DUURZAME GRONDSTOFFEN

TRAILS: balancing ecological ambition and economic reality

Sustainability and biodiversity are often mentioned in the same breath, yet in large-scale vegetable oil production they can be difficult to reconcile in practice. TRAILS highlights where nature and production align - and where those interests begin to diverge.

Experimenting in a production landscape

TRAILS is a multi-year research and pilot project in which knowledge institutes, civil society organisations and companies work together to explore how production landscapes can be redesigned with greater ecological resilience — while remaining economically viable.

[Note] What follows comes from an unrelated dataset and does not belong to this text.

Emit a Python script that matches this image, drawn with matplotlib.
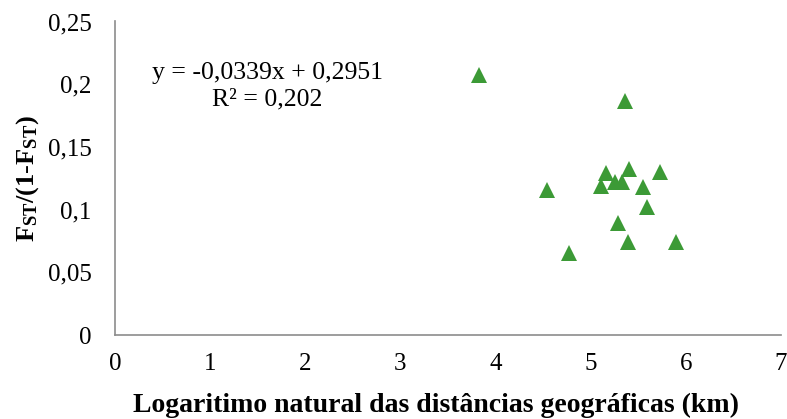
import numpy as np
import matplotlib.pyplot as plt

# Log of geographic distance vs. Fst/(1-Fst)
ln_dist = [3.83, 5.36, 4.54, 4.77, 5.16, 5.11, 5.25, 5.33, 5.40, 5.73,
           5.55, 5.59, 5.29, 5.39, 5.90]
fst_ratio = [0.207, 0.187, 0.116, 0.065, 0.129, 0.119, 0.122, 0.122, 0.132, 0.130,
             0.118, 0.102, 0.089, 0.074, 0.074]

x_ticks = [0, 1, 2, 3, 4, 5, 6, 7]
y_ticks = [0, 0.05, 0.1, 0.15, 0.2, 0.25]
y_tick_labels = ['0', '0,05', '0,1', '0,15', '0,2', '0,25']

plt.rcParams['font.family'] = ['Liberation Serif', 'DejaVu Serif']
plt.rcParams['mathtext.fontset'] = 'custom'
plt.rcParams['mathtext.rm'] = 'Liberation Serif'
plt.rcParams['mathtext.bf'] = 'Liberation Serif:bold'

fig = plt.figure(figsize=(7.87, 4.19), dpi=100)
ax = fig.add_axes([115 / 787, 1 - 335 / 419, 666 / 787, 313.5 / 419])

ax.plot(ln_dist, fst_ratio, linestyle='none', marker='^', markersize=11,
        color='#3c9a36', markeredgewidth=0, clip_on=False)

ax.set_xlim(0, 7)
ax.set_ylim(0, 0.25)
ax.set_xticks(x_ticks)
ax.set_xticklabels([str(t) for t in x_ticks])
ax.set_yticks(y_ticks)
ax.set_yticklabels(y_tick_labels)
ax.tick_params(length=0, labelsize=18, colors='black')
ax.tick_params(axis='x', pad=13)
ax.tick_params(axis='y', pad=17)

for side in ['top', 'right']:
    ax.spines[side].set_visible(False)
for side in ['left', 'bottom']:
    ax.spines[side].set_color('#8c8c8c')
    ax.spines[side].set_linewidth(1.2)

ax.set_xlabel('Logaritimo natural das distâncias geográficas (km)',
              fontsize=20, fontweight='bold')
ax.xaxis.set_label_coords(0.482, -0.185)
ax.set_ylabel(r'$\mathbf{F_{ST}/(1\text{-}F_{ST})}$', fontsize=19, labelpad=5)

ax.text(267 / 787, 1 - 86 / 419, 'y = -0,0339x + 0,2951\nR² = 0,202',
        transform=fig.transFigure, fontsize=18.5, ha='center', va='center',
        linespacing=1.25)

fig.savefig('out.png', dpi=100)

The project starts from a question highly relevant to t he s ector: how can palm oil production be maintained in ecologically vulnerable areas without abandoning the productive function of the landscape altogether? By introducing trees into existing plantations, TRAILS aims to restore biodiversity, improve water management and strengthen climate resilience. In doing so, it tests alternative forms of land use within a landscape that is primarily designed for production.


After four years of fieldwork, the first lessons are emerging. In the Kinabatangan region of Sabah, agroforestry systems are being trialled within active palm oil plantations, integrating native tree species into a landscape structured for oil production. This demonstrates that ecological goals and agriculture are not mutually exclusive — but it also reveals the added complexity and trade-offs involved.


Efficiency remains the benchmark

It is important to clarify what TRAILS is not. Agroforestry is not a direct substitute for optimised monoculture. From the perspective of process optimisation, mechanisation and cost efficiency, row-by-row cultivation of a single crop remains the most effective way to produce large volumes of vegetable oil. That scale and predictability underpin the current vegetable oil industry.


Mixed systems, by contrast, introduce additional complexity. Management becomes more labour-intensive, mechanisation more difficult and yields per hectare less predictable. This makes scaling up challenging, particularly in a sector built on bulk production, security of supply and tight margins. Promoting biodiversity is valuable — but it does not automatically align with the logic of efficiency.


Learning from limitations

It is precisely because TRAILS exposes these tensions that the project is relevant. It shows where ecological gains are possible within production landscapes, but also where limits become visible. Biodiversity-enhancing cultivation systems are not yet close to matching the efficiency of fully optimised production systems.


Scientific guidance — including from CIRAD — plays a crucial role. By systematically monitoring ecological effects, the project makes both progress and trade-offs transparent. This knowledge is highly valuable for a sector facing major transitions in sustainability, land use and climate policy, while still needing to remain economically sound.


Not a blueprint, but a learning platform

For the vegetable oil sector, the value of TRAILS does not lie in presenting a ready-made model. Rather, it functions as a learning platform. It helps clarify where innovation is possible, which directions show promise and where economic and operational realities set boundaries to ecological ambition.


Sustainability is not optional; it is a structural challenge. At the same time, in our sector it can only endure if it remains compatible with scalability and economic viability. TRAILS illustrates how complex that balance is — and why continued dialogue on this issue remains essential.